Depois, o coordenador da LJ de Curitiba afirma que Thompson Flores já estava “esperando”: “Falei com [José Osmar] Pumes. Tá fechando. Vai distribuir como petição autônoma. Thompson já tá esperando”. Depois, pergunta: “Alguém confirma que petição foi protocolada?”, ao que a procuradora Maria Emília Corrêa responde: “Só um minuto”. Dallagnol então acrescenta: “Se há dificuldade técnica bom adiantar pro Thompson por e-mail”.

Mais tarde, o procurador Carlos Augusto da Silva Cazarré diz: “Mandei a peça pro Lenz por Whatsapp”, ao que o procurador Januário Paludo responde: “Waleixo ligou. Lenz ligou para ele pedindo para aguardar a decisão dele”.

Dallagnol então diz: “Valeixo falou com Thompson que mandou não cumprir até ele decidir. Isso nos dá mais tempo”. Meia hora depois, Dallagnol acrescenta: “TL ciente e deve decidir em pouco”. Às 19h30, Dallagnol comemora: “É teeeetraaaa. Decisão assinada”.

Lula preso, Lula solto, Lula preso

Naquele dia, houve uma sucessão de decisões relativas à prisão ou soltura de Lula. Tudo começou com a decisão de Favreto, que, durante o plantão judicial, determinou a soltura de Lula, num habeas corpus impetrado pelo então deputado federal petista Wadih Damous. Depois, Sergio Moro proferiu uma decisão, na qual afirmou que Favreto não tinha competência para determinar a soltura de Lula de forma monocrática, como plantonista, porque contrariava decisão da 8ª Turma do TRF4.

O despacho foi encaminhado ao desembargador João Pedro Gebran Neto, “solicitando orientação de como proceder”. Em seguida, Favreto reafirmou sua decisão e novamente determinou a imediata soltura de Lula. O MPF recorreu da decisão.

O relator do processo, Gebran Neto, anulou os efeitos da decisão que determinava a soltura de Lula. Depois disso, o então presidente do TRF4, desembargador Thompson Flores, determinou que a competência para decidir sobre o caso de Lula era de Gebran e não de Favreto, mantendo a prisão do ex-presidente.

Em nota, o Ministério Público Federal do Paraná reafirmou que não reconhece o material e que é legítimo que membros do MP despachem com juízes e desembargadores.
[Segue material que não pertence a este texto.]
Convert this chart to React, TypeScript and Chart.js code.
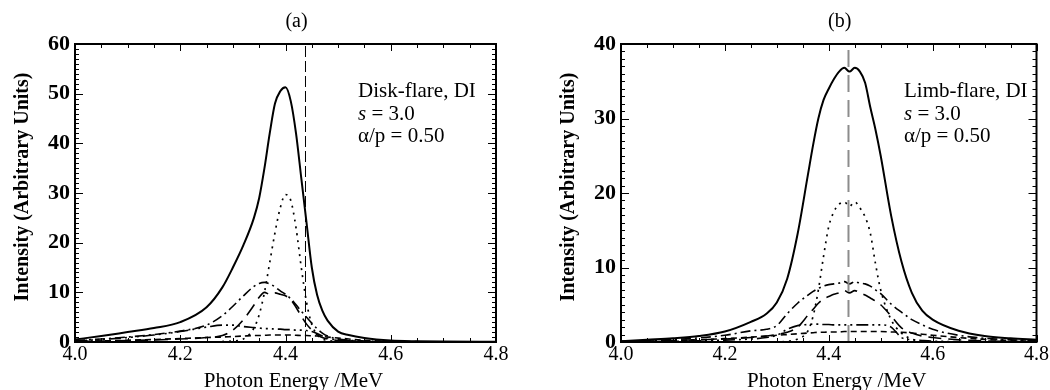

Leia a íntegra:

“1. Os procuradores da República que integraram a força-tarefa Lava Jato reafirmam que não reconhecem o material criminosamente obtido por hackers, que tem sido editado, descontextualizado e deturpado para fazer falsas acusações sem correspondência na realidade, por pessoas movidas por diferentes interesses que incluem a anulação de investigações e condenações.

2. É legítimo e legal que membros do Ministério Público despachem com Juízes e Desembargadores, como advogados fazem. Juízes têm obrigação de atender as partes e ouvir seus pedidos e argumentos, conforme previsto no Estatuto da Ordem dos Advogados do Brasil e decidido pelo CNJ no pedido de providências 1465 e pelo STJ nos RMS 15706/PA, 13262/SC e 1275/RJ.

3. A decisão de soltura do ex-presidente Lula emitida em plantão pelo Desembargador Rogério Favretto não prevaleceu nos Tribunais, quer quando examinada pelo então relator do caso, quer quando analisada pelo presidente do Tribunal. É absolutamente natural que membros do Ministério Público busquem a reforma de decisões que reputam ilegais. Assim, ainda que as supostas mensagens tenham ocorrido da forma como apresentadas, o que não se pode assegurar, só demonstra o zelo do Ministério Público em defender o interesse público.”